Public schools are still required by law, though, to provide in some cases a variety of services such as language help, testing and special education support regardless of where a student attends school.

Vouchers are often described as “school choice,” but Anderson points out that many areas of Oregon have few if any private schools.

“Parents in many of our districts, especially our rural ones, are going to see their schools lose funding to pay for private schools their children can’t possibly attend because they are too expensive or they simply don’t exist,” she said. “It’s not really a choice for all students.”

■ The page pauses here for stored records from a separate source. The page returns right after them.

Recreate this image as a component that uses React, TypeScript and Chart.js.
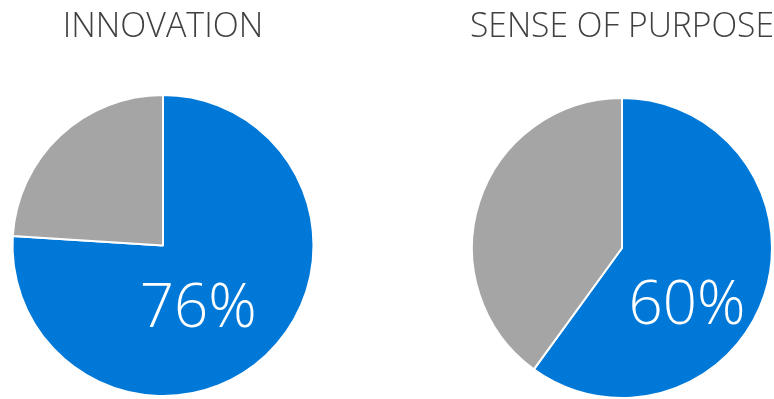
import React, { useEffect, useRef } from "react";
import { Chart, registerables } from "chart.js";

Chart.register(...registerables);

const segmentLabels = ["Yes", "No"];
const innovationValues = [76, 24];
const purposeValues = [60, 40];
const titles = ["INNOVATION", "SENSE OF PURPOSE"];
const valueLabels = ["76%", "60%"];
const colors = ["#0078D7", "#A5A5A5"];

const FONT = "'Open Sans', 'Segoe UI', sans-serif";

const labelPlugin = {
  id: "bigLabel",
  afterDatasetsDraw(chart: any, _args: any, opts: any) {
    const meta = chart.getDatasetMeta(0);
    const arc = meta.data[0];
    if (!arc) return;
    const { x, y, outerRadius } = arc.getProps(["x", "y", "outerRadius"], true);
    const th = (opts.angle * Math.PI) / 180;
    const d = outerRadius * opts.frac;
    const ctx = chart.ctx;
    ctx.save();
    ctx.fillStyle = "#ffffff";
    ctx.font = `300 ${opts.size}px ${FONT}`;
    ctx.textAlign = "center";
    ctx.textBaseline = "alphabetic";
    ctx.fillText(opts.text, x + d * Math.sin(th), y - d * Math.cos(th));
    ctx.restore();
  },
};

function Pie(props: {
  values: number[];
  title: string;
  text: string;
  angle: number;
  frac: number;
  padLeft: number;
  padBottom: number;
  titleBottom: number;
  left: number;
  width: number;
}) {
  const ref = useRef<HTMLCanvasElement>(null);
  useEffect(() => {
    if (!ref.current) return;
    const chart = new Chart(ref.current, {
      type: "pie",
      data: {
        labels: segmentLabels,
        datasets: [
          {
            data: props.values,
            backgroundColor: colors,
            borderColor: "#ffffff",
            borderWidth: 2,
          },
        ],
      },
      options: {
        responsive: false,
        animation: false,
        layout: { padding: { left: props.padLeft, right: 0, top: 0, bottom: props.padBottom } },
        plugins: {
          legend: { display: false },
          tooltip: { enabled: false },
          title: {
            display: true,
            text: props.title,
            color: "#404040",
            font: { family: FONT, size: 34, weight: "300" as any, lineHeight: 1.2 },
            padding: { top: 7.4, bottom: props.titleBottom },
          },
          bigLabel: { text: props.text, angle: props.angle, frac: props.frac, size: 60 },
        } as any,
      },
      plugins: [labelPlugin],
    });
    return () => chart.destroy();
  }, []);
  return (
    <canvas
      ref={ref}
      width={props.width}
      height={399}
      style={{ position: "absolute", left: props.left, top: 0, width: props.width, height: 399 }}
    />
  );
}

export default function App() {
  return (
    <div style={{ position: "absolute", left: 0, top: 0, width: 774, height: 399, background: "#fff" }}>
      <Pie
        values={innovationValues}
        title={titles[0]}
        text={valueLabels[0]}
        angle={156.7}
        frac={0.591}
        padLeft={0}
        padBottom={2}
        titleBottom={45.8}
        left={0}
        width={326}
      />
      <Pie
        values={purposeValues}
        title={titles[1]}
        text={valueLabels[1]}
        angle={139.6}
        frac={0.669}
        padLeft={20}
        padBottom={0}
        titleBottom={48.8}
        left={450}
        width={324}
      />
    </div>
  );
}
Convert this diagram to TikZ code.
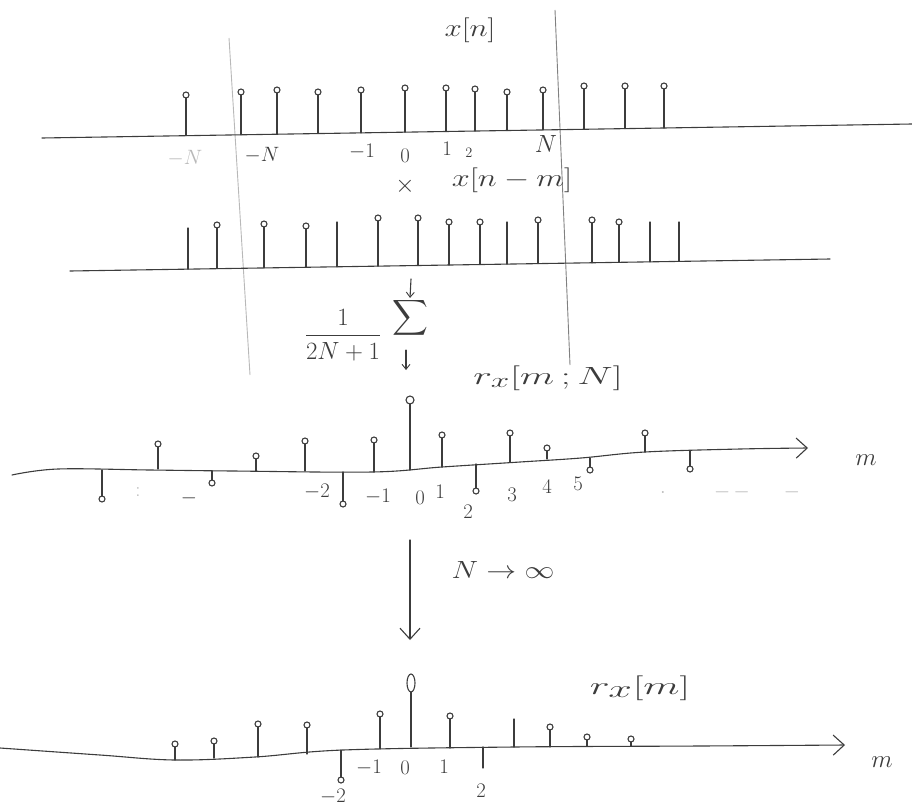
\documentclass[tikz,border=0pt]{standalone}
\usepackage{amsmath}
\usetikzlibrary{arrows.meta}
\definecolor{pencil}{HTML}{3C3C3C}
\definecolor{faint}{HTML}{B8B8B8}
\begin{document}
\begin{tikzpicture}[x=1pt,y=-1pt,
  pen/.style={draw=pencil,line width=1.1pt,line cap=round},
  stemline/.style={pen},
  guide/.style={draw=faint,line width=0.9pt},
  lbl/.style={text=pencil,inner sep=0pt,font=\fontsize{30}{34}\selectfont},
  tick/.style={text=pencil,inner sep=0pt,font=\fontsize{21}{24}\selectfont},
  barb/.style={-{Straight Barb[length=11pt,width=20pt,line width=1.1pt]}},
  sbarb/.style={-{Straight Barb[length=5pt,width=8pt,line width=0.9pt]}}]
\useasboundingbox (0,0) rectangle (912,808);
% guide lines
\draw[guide] (229,38) -- (250,375);
\draw[guide,draw=gray] (555,10) -- (570,365);
% ---- row 1: x[n]
\draw[pen] (42,138) -- (912,124);
\foreach \x/\t in {186/95,241/92,277/90,318/92,361/90,405/88,446/88,475/89,507/92,543/90,584/86,625/86,664/86}{
  \pgfmathsetmacro\b{138-(\x-42)*0.01609}
  \draw[stemline] (\x,\b) -- (\x,\t+3);
  \draw[stemline] (\x,\t) circle (3);
}
\node[lbl,xscale=1.25] (xn) at (470,30) {$x[n]$};
\node[tick,text=faint] (mNf) at (185,158) {$-N$};
\node[tick] (mN) at (262,155) {$-N$};
\node[tick] (m1) at (362,152) {$-1$};
\node[tick] (z0) at (405,156) {$0$};
\node[tick] (p1) at (447,149) {$1$};
\node[tick,font=\fontsize{14}{16}\selectfont] (p2) at (469,153) {$2$};
\node[tick,font=\fontsize{24}{28}\selectfont] (pN) at (546,144) {$N$};
\node[lbl] (times) at (405,186) {$\times$};
\node[lbl,xscale=1.3] (xnm) at (512,180) {$x[n-m]$};
% ---- row 2: x[n-m]
\draw[pen] (70,271) -- (830,259);
\foreach \x/\t/\h in {188/228/0,217/225/1,264/224/1,306/226/1,337/222/0,378/218/1,418/218/1,449/222/1,480/222/1,507/222/0,538/220/1,592/220/1,619/222/1,650/222/0,679/222/0}{
  \pgfmathsetmacro\b{271-(\x-70)*0.01579}
  \ifnum\h=1
    \draw[stemline] (\x,\b) -- (\x,\t+3);
    \draw[stemline] (\x,\t) circle (3);
  \else
    \draw[stemline] (\x,\b) -- (\x,\t);
  \fi
}
% ---- averaging
\node[lbl,font=\fontsize{24}{28}\selectfont] (frac) at (343,335) {$\dfrac{1}{2N+1}$};
\node[text=pencil,inner sep=0pt,font=\fontsize{34}{40}\selectfont] (sum) at (410,318) {$\displaystyle\sum$};
\coordinate (sumin) at (411,279);
\coordinate (sumout) at (406,370);
\draw[pen,sbarb] (sumin) -- (sum.north);
\draw[pen,sbarb] (sum.south) ++(-4,12) coordinate (sumo1) (sumo1) -- (sumout);
% ---- row 3: r_x[m;N]
\node[lbl,font=\fontsize{32}{36}\selectfont,xscale=1.6] (rmN) at (548,378) {$r_x[m\,;N]$};
\draw[pen,barb] plot[smooth,tension=0.6] coordinates {(12,475) (58,469) (150,470) (233,471) (372,472) (442,467) (520,462) (581,458) (645,452) (740,449) (808,448)};
\node[lbl] (mlab1) at (866,460) {$m$};
\foreach \x/\b/\t in {158/469/444,256/471/456,305/471/441,374/472/440,442/467/435,510/462/433,547/459/448,645/452/433}{
  \draw[stemline] (\x,\b) -- (\x,\t+3);
  \draw[stemline] (\x,\t) circle (3);
}
\draw[stemline] (410,470) -- (410,404);
\draw[stemline] (410,400) circle (4);
\foreach \x/\b/\t in {102/470/499,212/471/483,343/472/504,476/464/491,590/458/470,690/451/469}{
  \draw[stemline] (\x,\b) -- (\x,\t-3);
  \draw[stemline] (\x,\t) circle (3);
}
\node[tick] (a1) at (317,492) {$-2$};
\node[tick] (a2) at (378,497) {$-1$};
\node[tick] (a3) at (420,498) {$0$};
\node[tick] (a4) at (440,492) {$1$};
\node[tick] (a5) at (468,512) {$2$};
\node[tick] (a6) at (512,495) {$3$};
\node[tick] (a7) at (547,487) {$4$};
\node[tick] (a8) at (578,484) {$5$};
\node[tick,text=faint] (d1) at (138,492) {$:$};
\node[tick] (d2) at (189,498) {$-$};
\node[tick,text=faint] (d3) at (663,492) {$.$};
\node[tick,text=faint] (d4) at (732,492) {$-\,-$};
\node[tick,text=faint] (d5) at (792,492) {$-$};
% ---- limit arrow
\coordinate (limtop) at (410,540);
\coordinate (limbot) at (410,640);
\draw[pen,barb] (limtop) -- (limbot);
\node[lbl,xscale=1.2] (lim) at (503,570) {$N\rightarrow\infty$};
% ---- row 4: r_x[m]
\node[lbl,font=\fontsize{36}{40}\selectfont,xscale=1.7] (rm) at (640,688) {$r_x[m]$};
\draw[pen,barb] plot[smooth,tension=0.6] coordinates {(0,748) (100,755) (175,760) (255,757) (343,750) (514,747) (700,746) (845,745)};
\node[lbl] (mlab2) at (882,762) {$m$};
\foreach \x/\b/\t in {175/760/744,214/758/741,258/757/724,307/754/725,380/749/714,450/748/716,550/747/727,587/746/737,631/746/739}{
  \draw[stemline] (\x,\b) -- (\x,\t+3);
  \draw[stemline] (\x,\t) circle (3);
}
\draw[stemline] (514,747) -- (514,719);
\draw[stemline] (411,747) -- (411,692);
\draw[stemline] (411,683) ellipse (4 and 9);
\draw[stemline] (341,750) -- (341,777);
\draw[stemline] (341,780) circle (3);
\draw[stemline] (483,747) -- (483,768);
\node[tick] (b1) at (333,797) {$-2$};
\node[tick] (b2) at (369,768) {$-1$};
\node[tick] (b3) at (405,768) {$0$};
\node[tick] (b4) at (444,767) {$1$};
\node[tick] (b5) at (481,791) {$2$};
\end{tikzpicture}
\end{document}
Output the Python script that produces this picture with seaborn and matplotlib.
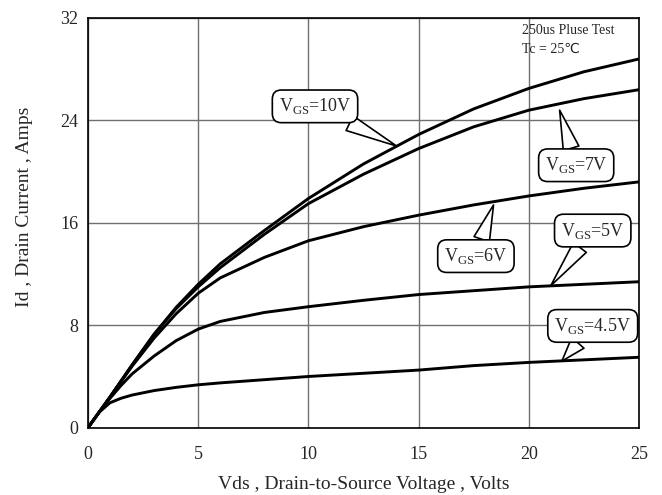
import matplotlib
matplotlib.use("Agg")
import matplotlib.pyplot as plt
import pandas as pd
import seaborn as sns
import numpy as np

#####
# Output characteristics, values
#####
vds = [0, 0.5, 1, 1.5, 2, 3, 4, 5, 6, 8, 10, 12.5, 15, 17.5, 20, 22.5, 25]

id_10v = [0, 1.2, 2.4, 3.65, 4.9, 7.3, 9.4, 11.2, 12.8, 15.4, 17.9, 20.6, 22.9, 24.9, 26.5, 27.8, 28.8]
id_7v = [0, 1.2, 2.4, 3.65, 4.9, 7.3, 9.3, 11.0, 12.5, 15.1, 17.5, 19.8, 21.8, 23.5, 24.8, 25.7, 26.4]
id_6v = [0, 1.2, 2.4, 3.6, 4.8, 7.0, 8.9, 10.5, 11.7, 13.3, 14.6, 15.7, 16.6, 17.4, 18.1, 18.7, 19.2]
id_5v = [0, 1.2, 2.3, 3.3, 4.2, 5.6, 6.8, 7.7, 8.3, 9.0, 9.45, 9.95, 10.4, 10.7, 11.0, 11.2, 11.4]
id_45v = [0, 1.2, 1.95, 2.3, 2.55, 2.9, 3.15, 3.35, 3.5, 3.75, 4.0, 4.25, 4.5, 4.85, 5.1, 5.3, 5.5]

curves = {"10V": id_10v, "7V": id_7v, "6V": id_6v, "5V": id_5v, "4.5V": id_45v}

# callout labels: (label, text centre, tip on the curve)
callouts = [
    ("10V", (10.3, 25.1), (14.0, 22.0)),
    ("7V", (22.15, 20.5), (21.4, 24.8)),
    ("6V", (17.6, 13.4), (18.4, 17.4)),
    ("5V", (22.9, 15.4), (21.0, 11.1)),
    ("4.5V", (22.9, 7.95), (21.5, 5.2)),
]

rows = []
for vgs, ids in curves.items():
    for x, y in zip(vds, ids):
        rows.append({"vds": x, "id": y, "vgs": vgs})
df = pd.DataFrame(rows)

sns.set_style("white")
plt.rcParams["font.family"] = ["Liberation Serif", "DejaVu Sans"]
plt.rcParams["mathtext.fontset"] = "custom"
plt.rcParams["mathtext.rm"] = "Liberation Serif"

fig = plt.figure(figsize=(6.62, 4.95), dpi=100)
ax = fig.add_axes([88 / 662, 1 - 427.7 / 495, 551 / 662, 409.7 / 495])

sns.lineplot(data=df, x="vds", y="id", units="vgs", estimator=None,
             color="black", linewidth=2.1, ax=ax, legend=False)

ax.set_xlim(0, 25)
ax.set_ylim(0, 32)
ax.set_xticks(range(0, 26, 5))
ax.set_yticks(range(0, 33, 8))
ax.grid(True, color="#707070", linewidth=1.0)
ax.set_axisbelow(True)
for s in ax.spines.values():
    s.set_color("black")
    s.set_linewidth(1.2)
ax.tick_params(axis="x", length=0, pad=13, labelsize=13)
ax.tick_params(axis="y", length=0, pad=7, labelsize=13)

ax.set_xlabel("Vds , Drain-to-Source Voltage , Volts", fontsize=14)
ax.xaxis.set_label_coords(0.5, -0.118)
ax.set_ylabel("Id , Drain Current , Amps", fontsize=14)
ax.yaxis.set_label_coords(-0.100, 0.54)

for lab, txt_xy, tip in callouts:
    ax.annotate("V$_{\\rm GS}$=" + lab, xy=tip, xytext=txt_xy,
                ha="center", va="center", fontsize=13,
                bbox=dict(boxstyle="round,pad=0.35,rounding_size=0.5",
                          fc="white", ec="black", lw=1.2),
                arrowprops=dict(arrowstyle="wedge,tail_width=0.9,shrink_factor=0.5",
                                fc="white", ec="black", lw=1.2,
                                shrinkA=0, shrinkB=0))

ax.text(0.788, 0.985, "250us Pluse Test", transform=ax.transAxes,
        fontsize=10, va="top", ha="left")
ax.text(0.788, 0.94, "Tc = 25℃", transform=ax.transAxes,
        fontsize=10, va="top", ha="left")

fig.savefig("out.png", dpi=100)
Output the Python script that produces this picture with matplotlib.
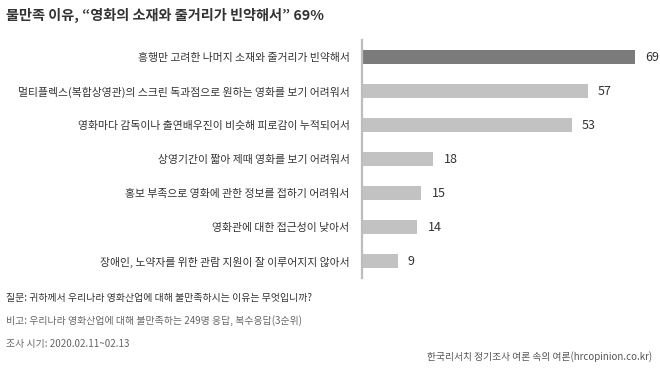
import matplotlib
matplotlib.use("Agg")
import matplotlib.pyplot as plt

plt.rcParams["font.family"] = ["Noto Sans CJK KR", "DejaVu Sans"]

# ── 데이터 ─────────────────────────────────────────
reasons = [
    "흥행만 고려한 나머지 소재와 줄거리가 빈약해서",
    "멀티플렉스(복합상영관)의 스크린 독과점으로 원하는 영화를 보기 어려워서",
    "영화마다 감독이나 출연배우진이 비슷해 피로감이 누적되어서",
    "상영기간이 짧아 제때 영화를 보기 어려워서",
    "홍보 부족으로 영화에 관한 정보를 접하기 어려워서",
    "영화관에 대한 접근성이 낮아서",
    "장애인, 노약자를 위한 관람 지원이 잘 이루어지지 않아서",
]
values = [69, 57, 53, 18, 15, 14, 9]

title = "불만족 이유, \u201c영화의 소재와 줄거리가 빈약해서\u201d 69%"
notes = [
    "질문: 귀하께서 우리나라 영화산업에 대해 불만족하시는 이유는 무엇입니까?",
    "비고: 우리나라 영화산업에 대해 불만족하는 249명 응답, 복수응답(3순위)",
    "조사 시기: 2020.02.11~02.13",
]
source = "한국리서치 정기조사 여론 속의 여론(hrcopinion.co.kr)"

# ── 그림 ───────────────────────────────────────────
W, H = 660, 368
fig = plt.figure(figsize=(W / 100, H / 100), dpi=100)
ax = fig.add_axes([362 / W, 1 - 278 / H, (W - 362) / W, 238 / H])

colors = ["#7b7b7b"] + ["#c2c2c2"] * (len(values) - 1)
ypos = list(range(len(values)))
ax.barh(ypos, values, height=0.42, color=colors)
ax.set_ylim(len(values) - 0.5, -0.5)
ax.set_xlim(0, 75.3)

for y, v in zip(ypos, values):
    ax.text(v + 2.6, y, str(v), va="center", ha="left", fontsize=9, color="#333333")

ax.set_yticks(ypos)
ax.set_yticklabels(reasons, fontsize=7.8, color="#333333")
ax.tick_params(axis="y", length=0, pad=9)
ax.set_xticks([])
for s in ["top", "right", "bottom"]:
    ax.spines[s].set_visible(False)
ax.spines["left"].set_color("#bdbdbd")
ax.spines["left"].set_linewidth(1.6)

fig.text(6 / W, 1 - 15 / H, title, fontsize=10.2, fontweight="bold",
         color="#333333", va="center", ha="left")

for i, line in enumerate(notes):
    fig.text(6 / W, 1 - (298 + i * 23) / H, line, fontsize=7.1,
             color="#333333" if i == 0 else "#666666", va="center", ha="left")
fig.text(652 / W, 1 - 357 / H, source, fontsize=7.0, color="#555555",
         va="center", ha="right")

fig.savefig("out.png", dpi=100)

Becky Tymchuk, OSBA Legislative Policy Committee member, called the proposal “a can of worms.” Tymchuk is a Northwest Regional Education Service District board member and before that she served on the Beaverton School Board for eight years.

Beaverton, Oregon’s third largest district, includes some of Oregon’s wealthiest areas around Nike and Intel and high poverty areas in western Portland and its suburbs. The district offers robust public option schools while its borders also contain two of Oregon’s most prestigious private schools, Jesuit High School and Oregon Episcopal School.

Tymchuk said the district estimates that about 10% of its eligible students attend private schools. She said her sense was that the vouchers would mostly go to students already attending private schools and the household savings would go to those who had already decided they could afford private school.

Tymchuk, though, doesn’t want a fight over vouchers to distract from the real education challenges the state already faces.

“We have not found a place where we are funding public education where we need to,” she said. “This is not going to help.”

Tymchuk worries deeply about school funding being “siphoned” away, whether directly through enrollment drops or indirectly through the state losing tax collections.

“Public education is what floats all boats,” she said. “We still have to take care of the public good.”